Transcribe all of the material exactly. Any picture in it should be left out.

----------------------------------------

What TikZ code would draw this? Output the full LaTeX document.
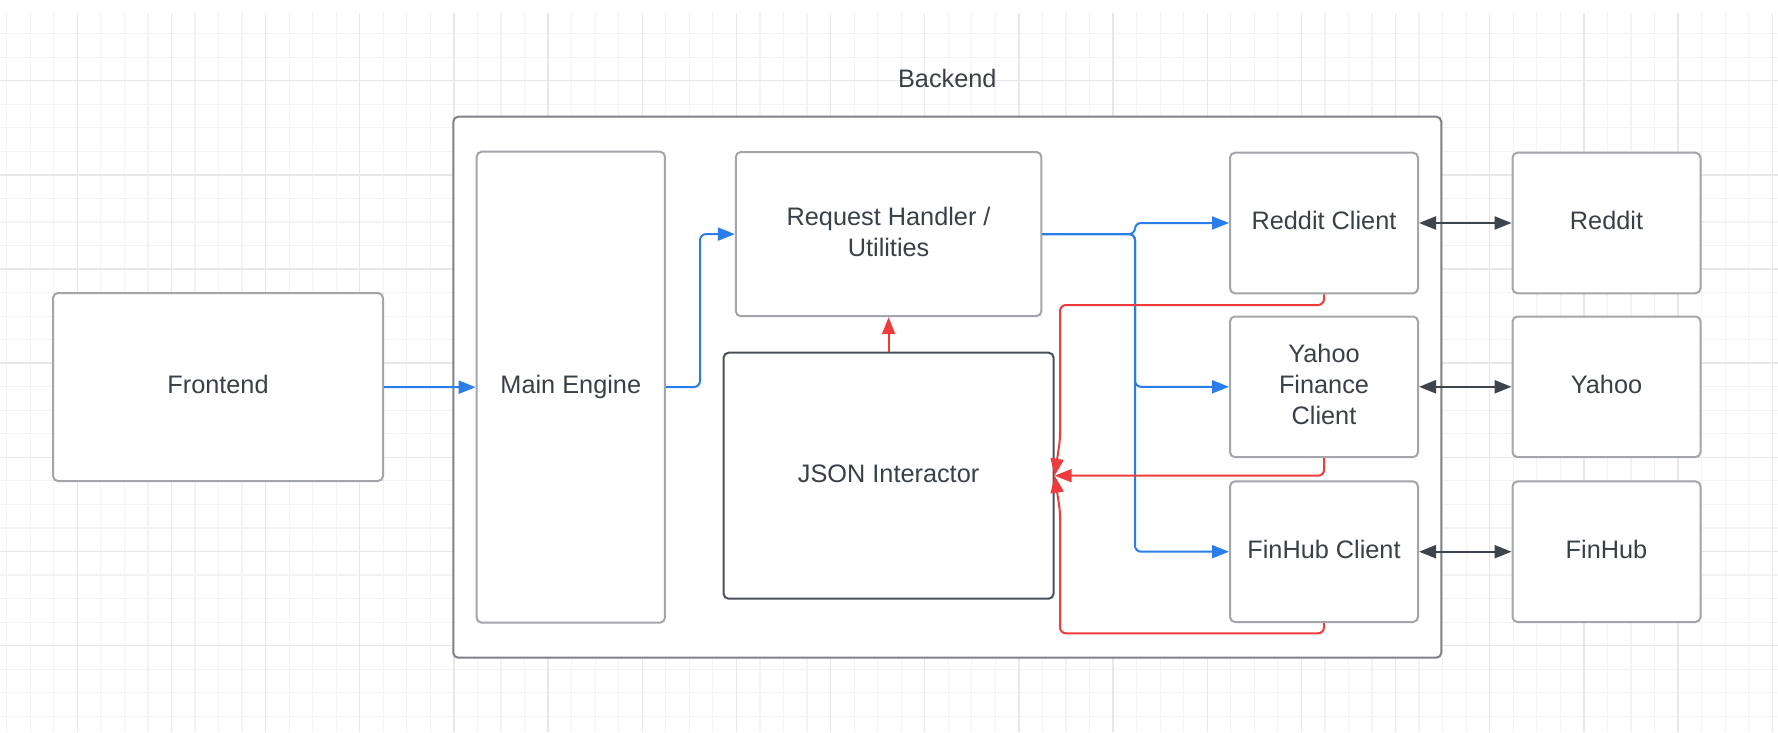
\documentclass[tikz,border=0pt]{standalone}
\usepackage{fontspec}
\setmainfont{Liberation Sans}
\usetikzlibrary{arrows.meta}
\definecolor{gridminor}{HTML}{F3F3F3}
\definecolor{gridmajor}{HTML}{E7E7E7}
\definecolor{boxline}{HTML}{A2A5AA}
\definecolor{outerline}{HTML}{7E8187}
\definecolor{darkline}{HTML}{4A5058}
\definecolor{arrowdark}{HTML}{3E444B}
\definecolor{txt}{HTML}{3A4048}
\definecolor{flowblue}{HTML}{2B7DE9}
\definecolor{flowred}{HTML}{EE3B3B}
\begin{document}
\begin{tikzpicture}[x=1pt,y=-1pt,
  box/.style={draw=boxline, line width=2pt, fill=white, rounded corners=5pt,
    text=txt, align=center, font=\fontsize{25.3}{31}\selectfont, inner sep=0pt, text depth=5pt},
  label/.style={text=txt, font=\fontsize{25.3}{31}\selectfont, inner sep=0pt},
  bluearrow/.style={draw=flowblue, line width=2pt, rounded corners=6pt,
    -{Triangle[length=17pt,width=13pt]}},
  redarrow/.style={draw=flowred, line width=2pt, rounded corners=6pt,
    -{Triangle[length=17pt,width=13pt]}},
  twoway/.style={draw=arrowdark, line width=2.3pt,
    {Triangle[length=17pt,width=13pt]}-{Triangle[length=17pt,width=13pt]}},
  gridminorline/.style={draw=gridminor, line width=1.2pt},
  gridmajorline/.style={draw=gridmajor, line width=1.4pt}]
\useasboundingbox (0,0) rectangle (1778,732);
\fill[white] (0,0) rectangle (1778,732);
% background grid
\foreach \k in {-3,...,72} {\draw[gridminorline] ({77.3+23.54*\k},13) -- ({77.3+23.54*\k},732);}
\foreach \k in {-2,...,27} {\draw[gridminorline] (0,{80.7+23.54*\k}) -- (1778,{80.7+23.54*\k});}
\foreach \k in {0,...,18} {\draw[gridmajorline] ({77.3+94.16*\k},13) -- ({77.3+94.16*\k},732);}
\foreach \k in {0,...,6} {\draw[gridmajorline] (0,{80.7+94.16*\k}) -- (1778,{80.7+94.16*\k});}
% backend container
\node[box, draw=outerline, minimum width=988pt, minimum height=541pt] (backend) at (947.3,387.2) {};
\node[label] (backendlabel) at (947.3,78.2) {Backend};
% nodes
\node[box, minimum width=330pt, minimum height=188pt] (fe) at (218,387) {Frontend};
\node[box, minimum width=188.3pt, minimum height=471pt] (me) at (570.8,387.2) {Main Engine};
\node[box, minimum width=305.5pt, minimum height=164.2pt] (rh) at (888.6,234.1) {Request Handler /\\Utilities};
\node[box, draw=darkline, minimum width=330pt, minimum height=246pt] (json) at (888.6,475.7) {JSON Interactor};
\node[box, minimum width=188pt, minimum height=140.6pt] (rc) at (1324,223) {Reddit Client};
\node[box, minimum width=188pt, minimum height=140.6pt] (yc) at (1324,386.8) {Yahoo\\Finance\\Client};
\node[box, minimum width=188pt, minimum height=140.6pt] (fc) at (1324,551.7) {FinHub Client};
\node[box, minimum width=188pt, minimum height=140.6pt] (re) at (1606.5,223) {Reddit};
\node[box, minimum width=188pt, minimum height=140.6pt] (ya) at (1606.5,386.8) {Yahoo};
\node[box, minimum width=188pt, minimum height=140.6pt] (fh) at (1606.5,551.7) {FinHub};
% blue flow
\draw[bluearrow] (fe.east) -- (me.west);
\draw[bluearrow] (me.east) -- (700,387) -- (700,234.1) -- (rh.west);
\draw[bluearrow] (rh.east) -- (1135,234.1) -- (1135,223) -- (rc.west);
\draw[bluearrow] (rh.east) -- (1135,234.1) -- (1135,386.8) -- (yc.west);
\draw[bluearrow] (rh.east) -- (1135,234.1) -- (1135,551.7) -- (fc.west);
% red flow
\draw[redarrow] (json.north) -- (rh.south);
\draw[redarrow] (rc.south) -- (1324,305) -- (1060,305) -- (1060,440) -- (json.east);
\draw[redarrow] (yc.south) -- (1324,475.7) -- (json.east);
\draw[redarrow] (fc.south) -- (1324,633.3) -- (1060,633.3) -- (1060,511) -- (json.east);
% external links
\draw[twoway] (rc.east) -- (re.west);
\draw[twoway] (yc.east) -- (ya.west);
\draw[twoway] (fc.east) -- (fh.west);
\end{tikzpicture}
\end{document}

----------------------------------------

Result for this exercise:
What TikZ code would draw this? Output the full LaTeX document.
\documentclass[tikz,border=0pt]{standalone}
\usepackage{fontspec}
\setmainfont{Liberation Sans}
\usetikzlibrary{arrows.meta}
\definecolor{gridminor}{HTML}{F3F3F3}
\definecolor{gridmajor}{HTML}{E7E7E7}
\definecolor{boxline}{HTML}{A2A5AA}
\definecolor{outerline}{HTML}{7E8187}
\definecolor{darkline}{HTML}{4A5058}
\definecolor{arrowdark}{HTML}{3E444B}
\definecolor{txt}{HTML}{3A4048}
\definecolor{flowblue}{HTML}{2B7DE9}
\definecolor{flowred}{HTML}{EE3B3B}
\begin{document}
\begin{tikzpicture}[x=1pt,y=-1pt,
  box/.style={draw=boxline, line width=2pt, fill=white, rounded corners=5pt,
    text=txt, align=center, font=\fontsize{25.3}{31}\selectfont, inner sep=0pt, text depth=5pt},
  label/.style={text=txt, font=\fontsize{25.3}{31}\selectfont, inner sep=0pt},
  bluearrow/.style={draw=flowblue, line width=2pt, rounded corners=6pt,
    -{Triangle[length=17pt,width=13pt]}},
  redarrow/.style={draw=flowred, line width=2pt, rounded corners=6pt,
    -{Triangle[length=17pt,width=13pt]}},
  twoway/.style={draw=arrowdark, line width=2.3pt,
    {Triangle[length=17pt,width=13pt]}-{Triangle[length=17pt,width=13pt]}},
  gridminorline/.style={draw=gridminor, line width=1.2pt},
  gridmajorline/.style={draw=gridmajor, line width=1.4pt}]
\useasboundingbox (0,0) rectangle (1778,732);
\fill[white] (0,0) rectangle (1778,732);
% background grid
\foreach \k in {-3,...,72} {\draw[gridminorline] ({77.3+23.54*\k},13) -- ({77.3+23.54*\k},732);}
\foreach \k in {-2,...,27} {\draw[gridminorline] (0,{80.7+23.54*\k}) -- (1778,{80.7+23.54*\k});}
\foreach \k in {0,...,18} {\draw[gridmajorline] ({77.3+94.16*\k},13) -- ({77.3+94.16*\k},732);}
\foreach \k in {0,...,6} {\draw[gridmajorline] (0,{80.7+94.16*\k}) -- (1778,{80.7+94.16*\k});}
% backend container
\node[box, draw=outerline, minimum width=988pt, minimum height=541pt] (backend) at (947.3,387.2) {};
\node[label] (backendlabel) at (947.3,78.2) {Backend};
% nodes
\node[box, minimum width=330pt, minimum height=188pt] (fe) at (218,387) {Frontend};
\node[box, minimum width=188.3pt, minimum height=471pt] (me) at (570.8,387.2) {Main Engine};
\node[box, minimum width=305.5pt, minimum height=164.2pt] (rh) at (888.6,234.1) {Request Handler /\\Utilities};
\node[box, draw=darkline, minimum width=330pt, minimum height=246pt] (json) at (888.6,475.7) {JSON Interactor};
\node[box, minimum width=188pt, minimum height=140.6pt] (rc) at (1324,223) {Reddit Client};
\node[box, minimum width=188pt, minimum height=140.6pt] (yc) at (1324,386.8) {Yahoo\\Finance\\Client};
\node[box, minimum width=188pt, minimum height=140.6pt] (fc) at (1324,551.7) {FinHub Client};
\node[box, minimum width=188pt, minimum height=140.6pt] (re) at (1606.5,223) {Reddit};
\node[box, minimum width=188pt, minimum height=140.6pt] (ya) at (1606.5,386.8) {Yahoo};
\node[box, minimum width=188pt, minimum height=140.6pt] (fh) at (1606.5,551.7) {FinHub};
% blue flow
\draw[bluearrow] (fe.east) -- (me.west);
\draw[bluearrow] (me.east) -- (700,387) -- (700,234.1) -- (rh.west);
\draw[bluearrow] (rh.east) -- (1135,234.1) -- (1135,223) -- (rc.west);
\draw[bluearrow] (rh.east) -- (1135,234.1) -- (1135,386.8) -- (yc.west);
\draw[bluearrow] (rh.east) -- (1135,234.1) -- (1135,551.7) -- (fc.west);
% red flow
\draw[redarrow] (json.north) -- (rh.south);
\draw[redarrow] (rc.south) -- (1324,305) -- (1060,305) -- (1060,440) -- (json.east);
\draw[redarrow] (yc.south) -- (1324,475.7) -- (json.east);
\draw[redarrow] (fc.south) -- (1324,633.3) -- (1060,633.3) -- (1060,511) -- (json.east);
% external links
\draw[twoway] (rc.east) -- (re.west);
\draw[twoway] (yc.east) -- (ya.west);
\draw[twoway] (fc.east) -- (fh.west);
\end{tikzpicture}
\end{document}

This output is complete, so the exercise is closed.